One Manhattan West, an office tower under development from Brookfield Properties

One Manhattan West, the 2.1M SF skyscraper Brookfield developed on Manhattan's West Side, is leaving fossil fuels behind.

Brookfield is going to power the skyscraper, which was valued last week at $2.85B when Blackstone acquired a 49% stake in the 67-story building, with electricity generated by hydropower facilities owned by Brookfield Renewables, the Canadian asset management giant announced Monday. 

The deal makes One Manhattan West the first in Brookfield's New York portfolio — which spans millions of square feet and includes Brookfield Place in lower Manhattan and MetroTech in Brooklyn — to be powered entirely by renewable energy.

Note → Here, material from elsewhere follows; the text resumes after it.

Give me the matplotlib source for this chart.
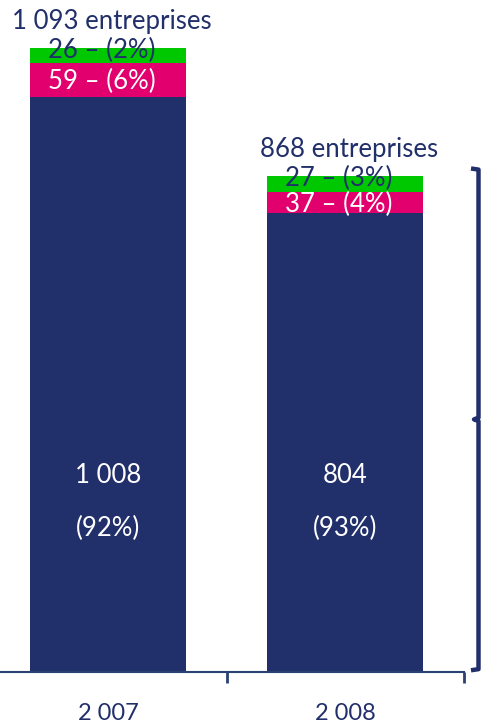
import matplotlib.pyplot as plt
from matplotlib.transforms import blended_transform_factory

years = ["2 007", "2 008"]
totals_txt = ["1 093 entreprises", "868 entreprises"]
navy_vals = [1008, 804]
pink_vals = [59, 37]
green_vals = [26, 27]
navy_txt = ["1 008", "804"]
navy_pct = [92, 93]
pink_pct = [6, 4]
green_pct = [2, 3]

NAVY = "#212F6A"
PINK = "#E2006F"
GREEN = "#00C800"
AXIS = "#2A4172"

plt.rcParams["font.family"] = ["Lato", "DejaVu Sans"]

fig = plt.figure(figsize=(4.83, 7.27), dpi=100)
ax = fig.add_axes([0, 55 / 727, 463.5 / 483, 672 / 727])

x = list(range(len(years)))
w = 0.66
ax.bar(x, navy_vals, width=w, color=NAVY)
ax.bar(x, pink_vals, width=w, bottom=navy_vals, color=PINK)
tops_pn = [a + b for a, b in zip(navy_vals, pink_vals)]
ax.bar(x, green_vals, width=w, bottom=tops_pn, color=GREEN)
totals = [a + b for a, b in zip(tops_pn, green_vals)]

fs = 18.5
for i in x:
    ax.annotate(totals_txt[i], (i, totals[i]), textcoords="offset pixels",
                xytext=(4, 19), ha="center", va="baseline", fontsize=fs, color=NAVY)
    ax.annotate(f"{green_vals[i]} – ({green_pct[i]}%)", (i, totals[i]),
                textcoords="offset pixels", xytext=(-6, -2), ha="center", va="center",
                fontsize=fs, color=NAVY)
    ax.annotate(f"{pink_vals[i]} – ({pink_pct[i]}%)", (i, navy_vals[i] + pink_vals[i] / 2),
                textcoords="offset pixels", xytext=(-6, -2), ha="center", va="center",
                fontsize=fs, color="white")
    ax.text(i, 344, navy_txt[i], ha="center", va="center", fontsize=fs, color="white")
    ax.text(i, 252, f"({navy_pct[i]}%)", ha="center", va="center", fontsize=fs, color="white")

ax.set_xlim(-0.456, 1.5)
ax.set_ylim(0, 672 / 0.5709)
ax.set_xticks(x)
ax.set_xticklabels(years, fontsize=fs - 1.5, color=NAVY)
ax.tick_params(axis="x", which="major", length=0, pad=22)
ax.set_xticks([0.5, 1.5], minor=True)
ax.tick_params(axis="x", which="minor", length=8, width=2, color=AXIS, direction="out")
ax.set_yticks([])
for s in ["top", "right", "left"]:
    ax.spines[s].set_visible(False)
ax.spines["bottom"].set_color(AXIS)
ax.spines["bottom"].set_linewidth(1.5)

# bracket on the right
tr = blended_transform_factory(fig.transFigure, ax.transData)
top = totals[1] + 14
bot = 3
mid = (top + bot) / 2
xr, xl, xn = 478.5 / 483, 471 / 483, 474 / 483
ax.plot([xl, xr, xr, xn, xr, xr, xl], [top, top - 2, mid + 3, mid, mid - 3, bot + 2, bot],
        transform=tr, color=NAVY, lw=3.2, solid_joinstyle="round",
        solid_capstyle="butt", clip_on=False)

fig.savefig("out.png", dpi=100)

“Our pledge to obtain 100 percent renewable electricity at One Manhattan West underscores our unwavering commitment to reach net-zero emissions by 2050 across Brookfield’s portfolio,” Brookfield Executive Vice President and Head of New York Callie Haines said in a statement announcing the five-year deal.

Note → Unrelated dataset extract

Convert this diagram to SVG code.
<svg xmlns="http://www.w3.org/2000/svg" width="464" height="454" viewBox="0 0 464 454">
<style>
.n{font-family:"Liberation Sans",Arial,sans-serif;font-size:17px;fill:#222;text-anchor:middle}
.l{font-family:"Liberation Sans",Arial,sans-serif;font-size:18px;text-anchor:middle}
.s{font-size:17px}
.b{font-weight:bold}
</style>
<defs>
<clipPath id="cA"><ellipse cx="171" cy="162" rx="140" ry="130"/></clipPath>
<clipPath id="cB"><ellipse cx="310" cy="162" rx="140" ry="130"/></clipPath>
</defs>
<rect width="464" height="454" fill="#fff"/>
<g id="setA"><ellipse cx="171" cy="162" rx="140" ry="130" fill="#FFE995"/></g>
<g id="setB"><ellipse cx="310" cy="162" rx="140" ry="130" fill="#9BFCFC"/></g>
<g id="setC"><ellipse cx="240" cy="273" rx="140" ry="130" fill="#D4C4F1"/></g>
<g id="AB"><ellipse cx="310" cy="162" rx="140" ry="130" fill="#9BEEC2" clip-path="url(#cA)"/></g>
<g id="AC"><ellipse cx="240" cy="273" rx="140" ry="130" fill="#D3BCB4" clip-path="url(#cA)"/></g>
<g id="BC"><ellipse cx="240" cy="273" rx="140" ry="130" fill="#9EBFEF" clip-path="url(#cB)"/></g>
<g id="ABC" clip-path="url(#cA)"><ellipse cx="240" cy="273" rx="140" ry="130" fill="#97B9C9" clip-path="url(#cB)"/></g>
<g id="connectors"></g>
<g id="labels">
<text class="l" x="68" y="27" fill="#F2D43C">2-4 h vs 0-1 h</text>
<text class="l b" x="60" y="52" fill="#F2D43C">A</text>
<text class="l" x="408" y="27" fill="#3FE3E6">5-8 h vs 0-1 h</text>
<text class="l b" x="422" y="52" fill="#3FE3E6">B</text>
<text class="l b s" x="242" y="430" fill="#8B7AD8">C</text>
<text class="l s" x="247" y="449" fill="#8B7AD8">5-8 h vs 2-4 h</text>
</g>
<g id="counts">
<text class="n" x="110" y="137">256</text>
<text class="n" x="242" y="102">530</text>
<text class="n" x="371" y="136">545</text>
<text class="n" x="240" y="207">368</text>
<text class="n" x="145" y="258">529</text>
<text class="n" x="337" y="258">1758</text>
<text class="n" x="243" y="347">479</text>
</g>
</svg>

The renewable energy is set to come from Brookfield Renewable’s hydropower facilities in upstate New York — it owns 74, according to the company's website.

Brookfield said the building will be one of the largest in the state to be run with in-state renewable energy. All tenants in the building will be given digital dashboards so they can track how much their individual operation is driving the building’s energy consumption.

Haines added that the company is looking at taking the same approach with other properties it owns and operates in New York.

“We are especially proud to source the renewable energy within New York, supporting the state’s goal of obtaining 70 percent of its electricity needs from renewable energy resources by 2030,” she said.

Building owners across the city are coming under increasing pressure to reduce emissions. New York’s Local Law 97 requires landlords to bring their carbon footprint down 40% from 2005 levels by 2030 and 80% by 2050, with benchmark requirements each year starting in 2025.